[nfbcs] 2. Best techniques for group computer science projects, (Suzanne Germano)

Juliannah Harris juliannahharris at yahoo.com
Tue Oct 29 22:19:30 UTC 2013


Hello,
It sounds like your are working in a paired programming environment 
where one person sits at the "helm" so to speak while other group 
members tell the person at the computer what to program. It is a fairly 
new concept I believe introduced with the extreme programming model. The 
idea is that everyone has different strengths and by working in a paired 
programming environment the group is introduced to new concepts, 
different ways to structure a program, errors are spotted quickly with 
everyone working together on the same code, etc.

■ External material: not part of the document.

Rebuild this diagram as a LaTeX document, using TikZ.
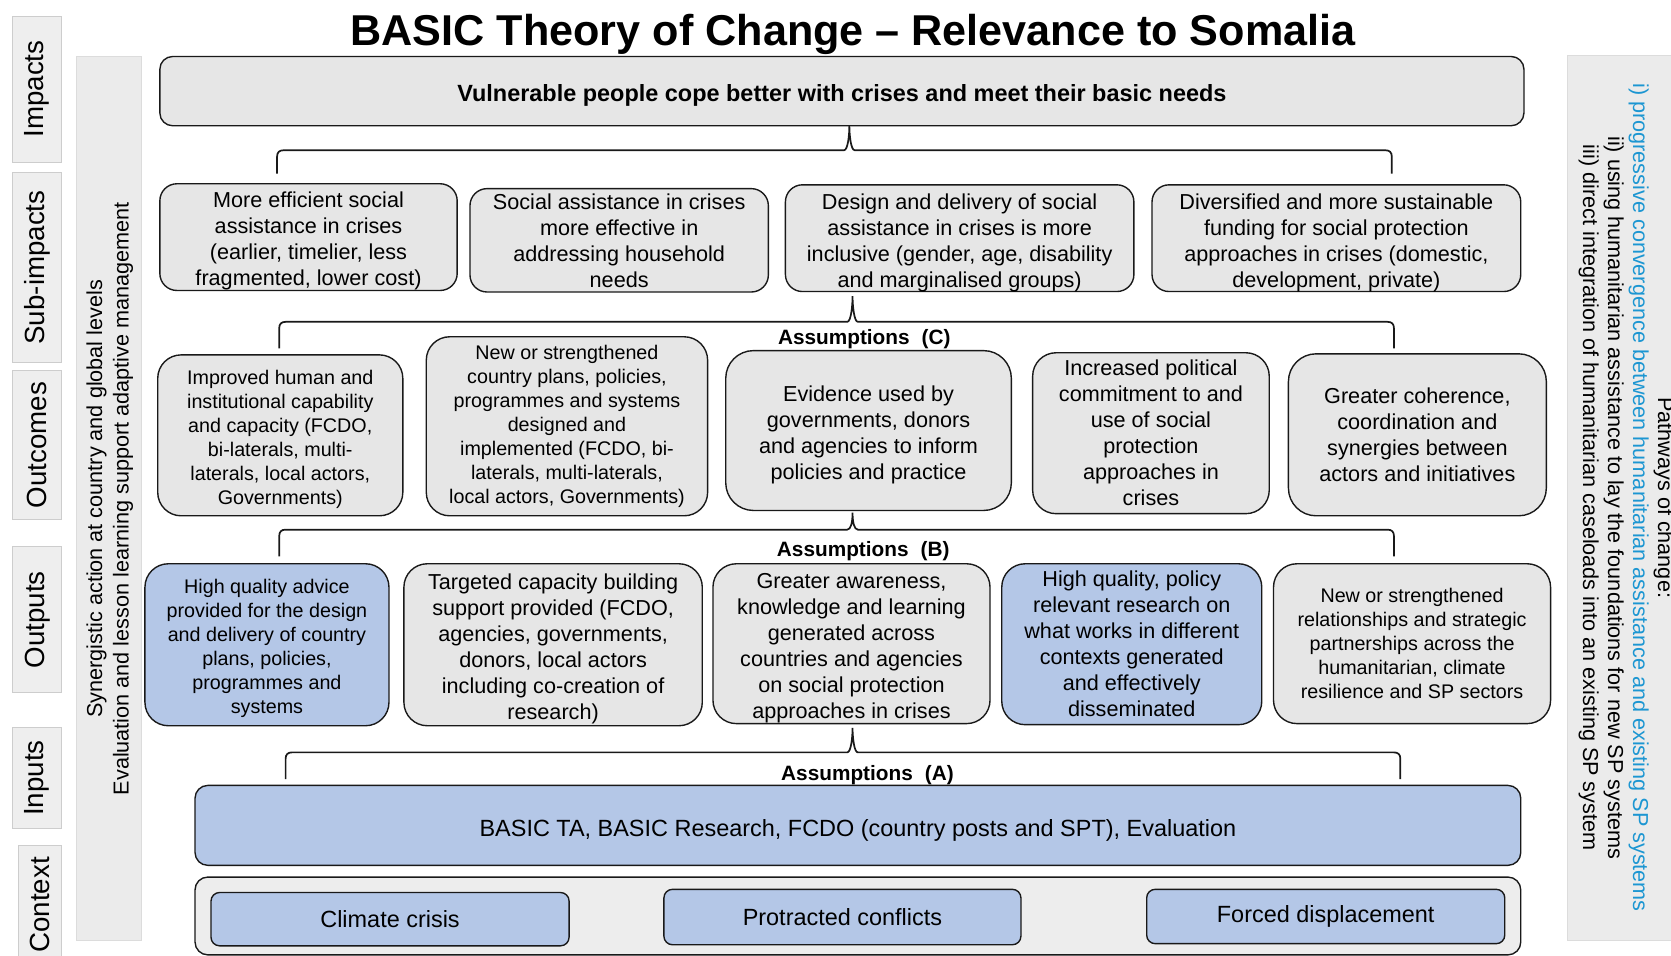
\documentclass[tikz,border=0pt]{standalone}
\usepackage{fontspec}
\setmainfont{Liberation Sans}
\usetikzlibrary{calc}

\definecolor{cardgray}{RGB}{230,230,230}
\definecolor{cardblue}{RGB}{180,199,231}
\definecolor{stripfill}{RGB}{235,235,235}
\definecolor{tabfill}{RGB}{238,238,238}
\definecolor{tabline}{RGB}{205,205,205}
\definecolor{ctxfill}{RGB}{237,237,237}
\definecolor{inkline}{RGB}{25,25,25}
\definecolor{pathblue}{RGB}{28,150,210}

\newcommand\bodyfont{\fontsize{20.3}{24.4}\selectfont}
\newcommand\smallbodyfont{\fontsize{18.5}{22.5}\selectfont}
% taller first line, so that a text block sits a little low in its card
\newcommand\lineone{\rule{0pt}{1.12em}}

% bracket joining one box above to a row of boxes below:
% #1 left foot, #2 right foot, #3 peak, #4 any point on the bar
\newcommand\tocbrace[4]{%
  \draw[bracket] let \p1=(#1), \p2=(#2), \p3=(#3), \p4=(#4) in
    (\x1,\y1) -- (\x1,{\y4-6pt})
    .. controls (\x1,{\y4-2pt}) and ({\x1+2pt},\y4) .. ({\x1+6pt},\y4)
    -- ({\x3-5pt},\y4)
    .. controls ({\x3-1.5pt},\y4) and (\x3,{\y3-9pt}) .. (\x3,\y3)
    .. controls (\x3,{\y3-9pt}) and ({\x3+1.5pt},\y4) .. ({\x3+5pt},\y4)
    -- ({\x2-6pt},\y4)
    .. controls ({\x2-2pt},\y4) and (\x2,{\y4-2pt}) .. (\x2,{\y4-6pt})
    -- (\x2,\y1);}

\begin{document}
\begin{tikzpicture}[x=1pt,y=-1pt,
  every node/.style={inner sep=0pt,outer sep=0pt,align=center,text=black},
  lowtext/.style={execute at begin node={\rule{0pt}{1.12em}}},
  card/.style={draw=inkline,line width=1.3pt,fill=cardgray,rounded corners=#1,lowtext},
  card/.default=22pt,
  bluecard/.style={card=#1,fill=cardblue},
  bluecard/.default=22pt,
  chip/.style={draw=inkline,line width=1.3pt,fill=cardblue,rounded corners=8pt,
    font=\fontsize{22}{26}\selectfont},
  tab/.style={draw=tabline,line width=0.8pt,fill=tabfill,rotate=90,
    font=\fontsize{26}{30}\selectfont},
  strip/.style={draw=tabline!70,line width=0.6pt,fill=stripfill},
  bracket/.style={draw=inkline,line width=1.6pt},
  assume/.style={font=\bfseries\fontsize{19.5}{22}\selectfont}
]
\useasboundingbox (0,0) rectangle (1568,897);

% title
\node[font=\bfseries\fontsize{40.5}{46}\selectfont] (title) at (800.5,32) {BASIC Theory of Change -- Relevance to Somalia};

% row labels on the left
\node[tab,minimum width=137pt,minimum height=46pt] (lImp) at (35,83.5) {Impacts};
\node[tab,minimum width=178pt,minimum height=46pt] (lSub) at (35,251) {Sub-impacts};
\node[tab,minimum width=139pt,minimum height=46pt] (lOut) at (35,417.5) {Outcomes};
\node[tab,minimum width=137pt,minimum height=46pt] (lOpt) at (35,581.5) {Outputs};
\node[tab,minimum width=94pt,minimum height=46pt] (lInp) at (35,730) {Inputs};
\node[tab,minimum width=112pt,minimum height=41pt] (lCtx) at (37.5,849) {Context};

% side strips
\node[strip,minimum width=61pt,minimum height=829pt] (synstrip) at (102.5,467.5) {};
\node[rotate=90,font=\fontsize{20.3}{25}\selectfont] (syntext) at (103,468)
  {Synergistic action at country and global levels\\Evaluation and lesson learning support adaptive management};

\node[strip,minimum width=120pt,minimum height=830pt] (pathstrip) at (1531,467) {};
\node[rotate=-90,font=\fontsize{20.3}{23.5}\selectfont] (pathtext) at (1526,467)
  {Pathways of change:\\
   \textcolor{pathblue}{i) progressive convergence between humanitarian assistance and existing SP systems}\\
   ii) using humanitarian assistance to lay the foundations for new SP systems\\
   iii) direct integration of humanitarian caseloads into an existing SP system};

% impact
\node[card=12pt,minimum width=1280pt,minimum height=65pt,font=\bfseries\fontsize{22}{26}\selectfont] (impact) at (790,85.5)
  {Vulnerable people cope better with crises and meet their basic needs};

% sub-impacts
\node[card=16pt,minimum width=279pt,minimum height=95pt,font=\bodyfont] (si1) at (289.5,222.5)
  {\lineone More efficient social\\assistance in crises\\(earlier, timelier, less\\fragmented, lower cost)};
\node[card=16pt,minimum width=280pt,minimum height=97pt,font=\bodyfont] (si2) at (581,225.5)
  {Social assistance in crises\\more effective in\\addressing household\\needs};
\node[card=16pt,minimum width=327pt,minimum height=99pt,font=\bodyfont] (si3) at (900.5,223.5)
  {\lineone Design and delivery of social\\assistance in crises is more\\inclusive (gender, age, disability\\and marginalised groups)};
\node[card=16pt,minimum width=346pt,minimum height=99pt,font=\bodyfont] (si4) at (1254,223.5)
  {\lineone Diversified and more sustainable\\funding for social protection\\approaches in crises (domestic,\\development, private)};

% outcomes
\node[card,minimum width=230pt,minimum height=151pt,font=\smallbodyfont] (o1) at (263,408.5)
  {\lineone Improved human and\\institutional capability\\and capacity (FCDO,\\bi-laterals, multi-\\laterals, local actors,\\Governments)};
\node[card,minimum width=264pt,minimum height=168pt,font=\smallbodyfont] (o2) at (532,400)
  {New or strengthened\\country plans, policies,\\programmes and systems\\designed and\\implemented (FCDO, bi-\\laterals, multi-laterals,\\local actors, Governments)};
\node[card=26pt,minimum width=268pt,minimum height=150pt,font=\bodyfont] (o3) at (815,404)
  {\lineone Evidence used by\\governments, donors\\and agencies to inform\\policies and practice};
\node[card,minimum width=222pt,minimum height=151pt,font=\bodyfont] (o4) at (1080,406.5)
  {Increased political\\commitment to and\\use of social\\protection\\approaches in\\crises};
\node[card=26pt,minimum width=242pt,minimum height=152pt,font=\bodyfont] (o5) at (1330,408)
  {Greater coherence,\\coordination and\\synergies between\\actors and initiatives};

% outputs
\node[bluecard,minimum width=229pt,minimum height=152pt,font=\smallbodyfont] (p1) at (250.5,605)
  {\lineone High quality advice\\provided for the design\\and delivery of country\\plans, policies,\\programmes and\\systems};
\node[card,minimum width=280pt,minimum height=152pt,font=\bodyfont] (p2) at (519,605)
  {\lineone Targeted capacity building\\support provided (FCDO,\\agencies, governments,\\donors, local actors\\including co-creation of\\research)};
\node[card,minimum width=260pt,minimum height=150pt,font=\bodyfont] (p3) at (799,604)
  {\lineone Greater awareness,\\knowledge and learning\\generated across\\countries and agencies\\on social protection\\approaches in crises};
\node[bluecard,minimum width=244pt,minimum height=151pt,font=\bodyfont] (p4) at (1062,604.5)
  {High quality, policy\\relevant research on\\what works in different\\contexts generated\\and effectively\\disseminated};
\node[card,minimum width=260pt,minimum height=150pt,font=\smallbodyfont] (p5) at (1325,604)
  {New or strengthened\\relationships and strategic\\partnerships across the\\humanitarian, climate\\resilience and SP sectors};

% inputs
\node[bluecard=12pt,minimum width=1244pt,minimum height=75pt,font=\fontsize{22}{26}\selectfont] (inputs) at (805,774.5)
  {BASIC TA, BASIC Research, FCDO (country posts and SPT), Evaluation};

% context
\node[draw=inkline,line width=1.3pt,rounded corners=12pt,fill=ctxfill,minimum width=1244pt,minimum height=73pt] (context) at (805,859.5) {};
\node[chip,minimum width=336pt,minimum height=50pt] (c1) at (366,862.5) {Climate crisis};
\node[chip,minimum width=335pt,minimum height=52pt] (c2) at (790.5,860.5) {Protracted conflicts};
\node[chip,minimum width=336pt,minimum height=51pt] (c3) at (1244,860) {Forced displacement};

% brackets between levels
\coordinate (b1l) at (260,163);  \coordinate (b1r) at (1306,163);
\coordinate (b1p) at ([xshift=7pt]impact.south); \coordinate (b1y) at (0,141);
\tocbrace{b1l}{b1r}{b1p}{b1y}

\coordinate (b2l) at (262,327);  \coordinate (b2r) at (1308,327);
\coordinate (b2p) at (800,278);  \coordinate (b2y) at (0,302);
\tocbrace{b2l}{b2r}{b2p}{b2y}
\node[assume] (asC) at (811,318) {Assumptions\hspace{0.3em} (C)};

\coordinate (b3l) at (262,522);  \coordinate (b3r) at (1308,522);
\coordinate (b3p) at (800,481);  \coordinate (b3y) at (0,497);
\tocbrace{b3l}{b3r}{b3p}{b3y}
\node[assume] (asB) at (810,517) {Assumptions\hspace{0.3em} (B)};

\coordinate (b4l) at (268,731);  \coordinate (b4r) at (1314,731);
\coordinate (b4p) at (800,683);  \coordinate (b4y) at (0,706);
\tocbrace{b4l}{b4r}{b4p}{b4y}
\node[assume] (asA) at (814,727) {Assumptions\hspace{0.3em} (A)};

\end{tikzpicture}
\end{document}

What I have done in the past is to verbalize to my group what I am doing 
as it is often impossible for them to follow along with the 
magnification running. And work with my group members to have them 
verbalize what they are doing as they work. This approach also helped me 
and my team members formalize programming terminology I hadn't needed to 
emphasis before.
If you are not working in a paired environment, but collaboratively 
working on a project I would recommend using a type of group version 
control like "git". It keeps a central repository, and the team members 
each get a local repository. When team members make changes they are 
pushed to the central repository. The really cool part is if something 
gets broken you can roll back the changes for your local repo or the 
central repo. Most university with CS programs have a dedicated CS 
server for programming and web development which would hopefully have 
"git", but it is not that hard to install. There is also a version of 
git can be run from your PC and send to a decided upon central location.
I hope this helps. Good luck. And happy hacking.